As the world opened up again, I began to hear a lot of The Cure in coffee shops and Sweetgreens and all the slightly anodyne places of gentrified New York. What quirk of the algorithm had vaulted “Just Like Heaven” back onto the playlists? I saw teenagers wearing Cure t-shirts and Doc Martens. Was it the same thing that had happened with Urban Outfitters and Nirvana? I never figured it out. I just didn’t want to think of my 13-year-old self when I was picking up my hot honey chicken with extra sweet potatoes.
I suppose you could simply say that I had become old. I kept waiting for the new pop songs and the new stars to take over, and certainly some of them did. But with streaming and YouTube and everything else, pop music had become untethered from time — especially great, morose pop music. The Cure could still fill Madison Square Garden. Depeche Mode was touring again. The infant son was now a teenager who played me Cyndi Lauper’s “Time After Time” during a long drive. One morning a young woman in line at my regular coffee place sang along to the words from The Cure’s “In Between Days” — Yesterday I got so old, I felt like I could die — and I felt my reserve softening. Perhaps there was no need for me to be so defensive about The Cure, no need to enshrine a band in my personal memory. Maybe The Cure was something we could all share, as we spin on that dizzy edge between memory and our futures. ✹
This really touched me. I appreciated the reference to lock down as I think that is definitely when I found myself again. It’s a positive amongst many negatives from that time. It also spoke to me of that terrible contradiction that comes from really loving a piece of music where you desperately want everyone to hear it and love it but you also feel strangely possessive of it, because those emotions and associations make it uniquely yours.

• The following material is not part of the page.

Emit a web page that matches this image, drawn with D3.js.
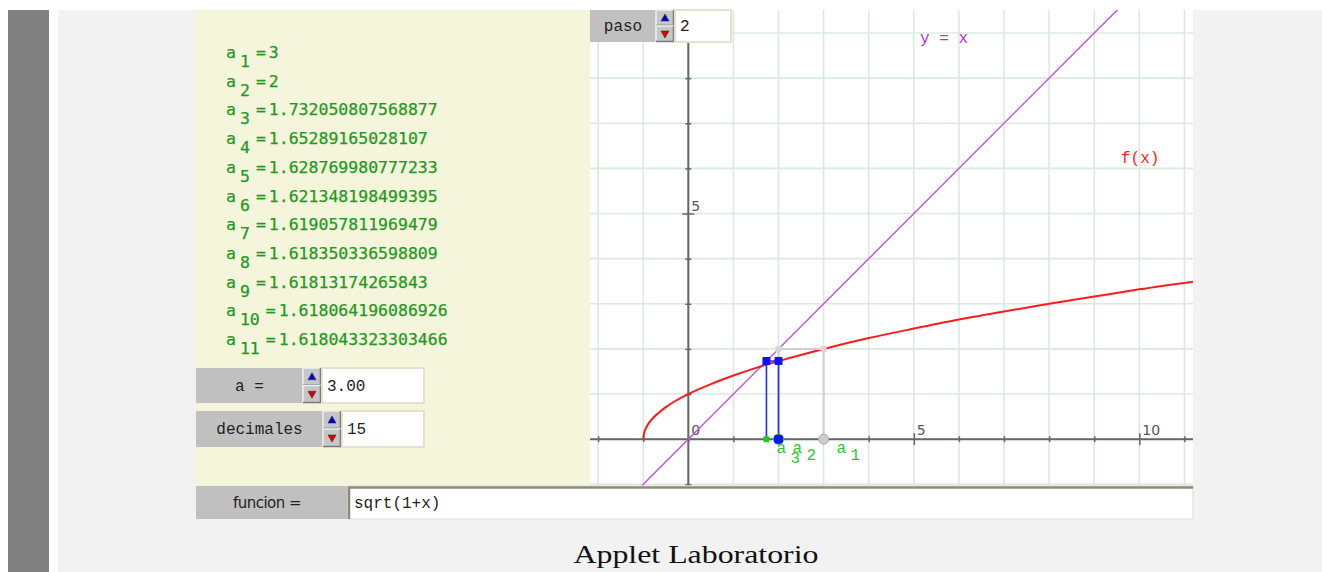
<!DOCTYPE html>
<html>
<head>
<meta charset="utf-8">
<script src="https://cdn.jsdelivr.net/npm/d3@7"></script>
<style>
  body { margin: 0; background: #fff; }
  svg { display: block; }
</style>
</head>
<body>
<div id="grafico"></div>
<script>
/**************************************************
 * Datos
***************************************************/
// sucesion a(n+1) = f(a(n)), como aparece en el panel
const indices = ["1", "2", "3", "4", "5", "6", "7", "8", "9", "10", "11"];
const valores = ["3", "2", "1.732050807568877", "1.65289165028107", "1.628769980777233",
    "1.621348198499395", "1.619057811969479", "1.618350336598809", "1.61813174265843",
    "1.618064196086926", "1.618043323303466"];

// curva f(x)
const curvaX = [-1, -0.98, -0.95, -0.9, -0.8, -0.65, -0.5, -0.3, 0, 0.5, 1, 1.5, 2, 3, 4, 5, 6, 7, 8, 9, 10, 11.2];
const curvaY = [0, 0.14, 0.22, 0.32, 0.45, 0.59, 0.71, 0.84, 1, 1.22, 1.41, 1.58, 1.73, 2, 2.24, 2.45, 2.65, 2.83, 3, 3.16, 3.32, 3.49];

// ejes
const ticksX = [-2, -1, 0, 1, 2, 3, 4, 5, 6, 7, 8, 9, 10, 11];
const ticksY = [-1, 0, 1, 2, 3, 4, 5, 6, 7, 8, 9];
const etiquetasX = [5, 10];
const etiquetasY = [5];

// controles
const paso = "2";
const valorA = "3.00";
const decimales = "15";
const funcion = "sqrt(1+x)";
const titulo = "Applet Laboratorio";

/**************************************************
 * SVG
***************************************************/
const width = 1322, height = 572;
const svg = d3.select("#grafico").append("svg")
    .attr("width", width).attr("height", height);

// fondo de la pagina
svg.append("rect").attr("x", 8).attr("y", 10).attr("width", 41).attr("height", height - 10).attr("fill", "#808080");
svg.append("rect").attr("x", 58).attr("y", 10).attr("width", width - 58).attr("height", height - 10).attr("fill", "#f2f2f2");

// panel izquierdo
svg.append("rect").attr("x", 196).attr("y", 10).attr("width", 394).attr("height", 477).attr("fill", "#f5f5dc");

/**************************************************
 * Escalas
***************************************************/
const gx0 = 590, gx1 = 1193, gy0 = 10, gy1 = 487;
const xScale = d3.scaleLinear().domain([-2.18, 11.19]).range([gx0, gx1]);
const yScale = d3.scaleLinear().domain([-1.06, 9.51]).range([gy1, gy0]);

svg.append("clipPath").attr("id", "clip")
    .append("rect").attr("x", gx0).attr("y", gy0).attr("width", gx1 - gx0).attr("height", gy1 - gy0);

const graf = svg.append("g").attr("clip-path", "url(#clip)");
graf.append("rect").attr("x", gx0).attr("y", gy0).attr("width", gx1 - gx0).attr("height", gy1 - gy0).attr("fill", "#fff");

// grilla
graf.append("g").selectAll("line").data(ticksX).join("line")
    .attr("x1", d => xScale(d)).attr("x2", d => xScale(d))
    .attr("y1", gy0).attr("y2", gy1)
    .attr("stroke", "#dbeae0").attr("stroke-width", 1.6);
graf.append("g").selectAll("line").data(ticksY).join("line")
    .attr("y1", d => yScale(d)).attr("y2", d => yScale(d))
    .attr("x1", gx0).attr("x2", gx1)
    .attr("stroke", "#dbeae0").attr("stroke-width", 1.6);

/**************************************************
 * Ejes
***************************************************/
const xAxis = d3.axisBottom(xScale).tickValues(ticksX).tickSize(3).tickFormat("");
const gX = graf.append("g").attr("transform", `translate(0,${yScale(0)})`).call(xAxis);
gX.select(".domain").remove();
gX.selectAll("line").attr("y1", d => etiquetasX.includes(d) ? -6 : -3)
    .attr("y2", d => etiquetasX.includes(d) ? 6 : 3)
    .attr("stroke", "#666").attr("stroke-width", 1.5);
graf.append("line").attr("x1", gx0).attr("x2", gx1).attr("y1", yScale(0)).attr("y2", yScale(0))
    .attr("stroke", "#666").attr("stroke-width", 2);

const yAxis = d3.axisLeft(yScale).tickValues(ticksY.filter(d => d !== 0)).tickSize(3).tickFormat("");
const gY = graf.append("g").attr("transform", `translate(${xScale(0)},0)`).call(yAxis);
gY.select(".domain").remove();
gY.selectAll("line").attr("x1", d => etiquetasY.includes(d) ? 6 : 3)
    .attr("x2", d => etiquetasY.includes(d) ? -6 : -3)
    .attr("stroke", "#666").attr("stroke-width", 1.5);
graf.append("line").attr("y1", gy0).attr("y2", gy1).attr("x1", xScale(0)).attr("x2", xScale(0))
    .attr("stroke", "#666").attr("stroke-width", 2);

const fuenteEje = "font-family: 'DejaVu Sans', sans-serif; font-size: 14px; fill: #555;";
graf.selectAll(".etqX").data([0, ...etiquetasX]).join("text")
    .attr("x", d => xScale(d) + 3).attr("y", yScale(0) - 4)
    .attr("style", fuenteEje).text(d => d);
graf.selectAll(".etqY").data(etiquetasY).join("text")
    .attr("x", xScale(0) + 3).attr("y", d => yScale(d) - 3)
    .attr("style", fuenteEje).text(d => d);

/**************************************************
 * Curvas
***************************************************/
const diag = [[-2.18, -2.18], [9.6, 9.6]];
graf.append("path").datum(diag)
    .attr("d", d3.line().x(d => xScale(d[0])).y(d => yScale(d[1])))
    .attr("fill", "none").attr("stroke", "#c254f5").attr("stroke-width", 1.5);

const curva = curvaX.map((x, i) => [x, curvaY[i]]);
graf.append("path").datum(curva)
    .attr("d", d3.line().x(d => xScale(d[0])).y(d => yScale(d[1])).curve(d3.curveMonotoneX))
    .attr("fill", "none").attr("stroke", "#ff1a1a").attr("stroke-width", 2);

graf.append("text").attr("x", 920).attr("y", 43).text("y = x")
    .attr("style", "font-family: 'Liberation Mono', monospace; font-size: 16px; fill: #b52ee8;");
graf.append("text").attr("x", 1121).attr("y", 163).text("f(x)")
    .attr("style", "font-family: 'Liberation Mono', monospace; font-size: 16px; fill: #ff2020;");

/**************************************************
 * Telaraña (2 pasos)
***************************************************/
const a = valores.map(Number);
const linea = d3.line().x(d => xScale(d[0])).y(d => yScale(d[1]));
const paso1 = [[a[0], 0], [a[0], a[1]], [a[1], a[1]], [a[1], 0]];
const paso2 = [[a[1], 0], [a[1], a[2]], [a[2], a[2]], [a[2], 0]];
graf.append("path").datum(paso1).attr("d", linea)
    .attr("fill", "none").attr("stroke", "#cfcfcf").attr("stroke-width", 2);
graf.append("path").datum(paso2).attr("d", linea)
    .attr("fill", "none").attr("stroke", "#2a2aff").attr("stroke-width", 1.6);

// puntos
const cuadrado = (g, cx, cy, s, color) => g.append("rect")
    .attr("x", cx - s / 2).attr("y", cy - s / 2).attr("width", s).attr("height", s)
    .attr("rx", 1).attr("fill", color);

[[a[0], a[1]], [a[1], a[1]]].forEach(p => cuadrado(graf, xScale(p[0]), yScale(p[1]), 6, "#d6d6d6"));
graf.append("circle").attr("cx", xScale(a[0])).attr("cy", yScale(0)).attr("r", 5)
    .attr("fill", "#cccccc").attr("stroke", "#a8a8a8").attr("stroke-width", 1);
[[a[1], a[2]], [a[2], a[2]]].forEach(p => cuadrado(graf, xScale(p[0]), yScale(p[1]), 8, "#0a14ff"));
cuadrado(graf, xScale(a[2]), yScale(0), 6, "#22cc22");
graf.append("circle").attr("cx", xScale(a[1])).attr("cy", yScale(0)).attr("r", 5.5).attr("fill", "#33bb33");
cuadrado(graf, xScale(a[1]), yScale(0), 9, "#0a14ff").attr("rx", 3);

// etiquetas a_n (desplazamiento horizontal de cada etiqueta respecto a su punto)
const fuenteA = "font-family: 'Liberation Mono', monospace; font-size: 16px; fill: #2ec52e;";
const despl = [13, 14, 10];
[0, 1, 2].forEach(i => {
    const x0 = xScale(a[i]) + despl[i];
    const t = graf.append("text").attr("x", x0).attr("y", 453).attr("style", fuenteA);
    t.append("tspan").text("a");
    t.append("tspan").attr("x", x0 + 14).attr("dy", i === 2 ? 10 : 7).text(indices[i]);
});

/**************************************************
 * Panel de valores
***************************************************/
const fuenteSuc = "font-family: 'DejaVu Sans Mono', monospace; font-size: 16.5px; fill: #1f991f; stroke: #1f991f; stroke-width: 0.25px;";
const filas = svg.append("g").selectAll("text").data(valores).join("text")
    .attr("x", 226).attr("y", (d, i) => 58 + i * 28.7).attr("style", fuenteSuc);
filas.append("tspan").text("a");
filas.append("tspan").attr("dx", 4).attr("dy", 9).text((d, i) => indices[i]);
filas.append("tspan").attr("dx", 6).attr("dy", -9).text("=");
filas.append("tspan").attr("dx", 3).text(d => d);

/**************************************************
 * Controles
***************************************************/
const fuenteCtl = "font-family: 'Liberation Mono', monospace; font-size: 16px; fill: #222;";

const spinner = (x, y, h) => {
    const g = svg.append("g");
    const hb = h / 2;
    [0, 1].forEach(k => {
        const by = y + k * hb;
        g.append("rect").attr("x", x).attr("y", by).attr("width", 18).attr("height", hb)
            .attr("fill", "#c6c6c6");
        g.append("path").attr("d", `M${x},${by + hb} V${by} H${x + 18}`).attr("fill", "none")
            .attr("stroke", "#f0f0f0").attr("stroke-width", 1.5);
        g.append("path").attr("d", `M${x},${by + hb - 0.5} H${x + 17.5} V${by}`).attr("fill", "none")
            .attr("stroke", "#7a7a7a").attr("stroke-width", 1.5);
        const cx = x + 9, cy = by + hb / 2;
        const tri = k === 0
            ? `M${cx - 4},${cy + 3} L${cx},${cy - 4} L${cx + 4},${cy + 3} Z`
            : `M${cx - 4},${cy - 3} L${cx},${cy + 4} L${cx + 4},${cy - 3} Z`;
        g.append("path").attr("d", tri).attr("fill", k === 0 ? "#0000e0" : "#e00000")
            .attr("stroke", "#333").attr("stroke-width", 0.6);
    });
};

const control = (x, y, wl, wf, h, etiqueta, valor) => {
    svg.append("rect").attr("x", x).attr("y", y).attr("width", wl).attr("height", h).attr("fill", "#c0c0c0");
    svg.append("text").attr("x", x + wl / 2).attr("y", y + h / 2 + 5)
        .attr("text-anchor", "middle").attr("style", fuenteCtl).text(etiqueta);
    spinner(x + wl, y, h);
    const fx = x + wl + 19;
    svg.append("rect").attr("x", fx).attr("y", y).attr("width", wf).attr("height", h)
        .attr("fill", "#fff").attr("stroke", "#e2e2cf").attr("stroke-width", 2);
    svg.append("text").attr("x", fx + 5).attr("y", y + h / 2 + 5).attr("style", fuenteCtl).text(valor);
};

control(196, 368, 107, 102, 35, "a =", valorA);
control(196, 411, 127, 82, 36, "decimales", decimales);
control(590, 10, 66, 56, 32, "paso", paso);

// funcion
svg.append("rect").attr("x", 196).attr("y", 486).attr("width", 152).attr("height", 33).attr("fill", "#c0c0c0");
svg.append("text").attr("x", 267).attr("y", 508).attr("text-anchor", "middle")
    .attr("style", "font-family: 'DejaVu Sans', sans-serif; font-size: 15px; fill: #222; letter-spacing: -0.5px;")
    .text("funcion =");
svg.append("rect").attr("x", 348).attr("y", 486).attr("width", 845).attr("height", 33)
    .attr("fill", "#fff").attr("stroke", "#e6e6d8").attr("stroke-width", 1.5);
svg.append("path").attr("d", "M349,519 V487.5 H1193").attr("fill", "none")
    .attr("stroke", "#8c8a80").attr("stroke-width", 2.5);
svg.append("text").attr("x", 354).attr("y", 508).attr("style", fuenteCtl).text(funcion);

/**************************************************
 * Titulo
***************************************************/
svg.append("text").attr("x", 696).attr("y", 563).attr("text-anchor", "middle")
    .attr("textLength", 245).attr("lengthAdjust", "spacingAndGlyphs")
    .attr("style", "font-family: 'Liberation Serif', serif; font-size: 26px; fill: #111;")
    .text(titulo);
</script>
</body>
</html>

Great piece! And as a dad of what sounds like the same general vintage, I can very much relate. My third kid was a HORRIBLE sleeper when he was a baby, and we went through a phase in which the only way I could get him to sleep was to gently swing him in my arms while listening to music. What band? The Cure. Would any Cure album do? Oh no, my friend, he had a favorite: Pornography. None of this namby-pamby "Friday I'm in Love" for him. He's turned out... like you'd expect.
Also, there's nothing at all inexplicable about liking Shostakovich. Shostakovich is great!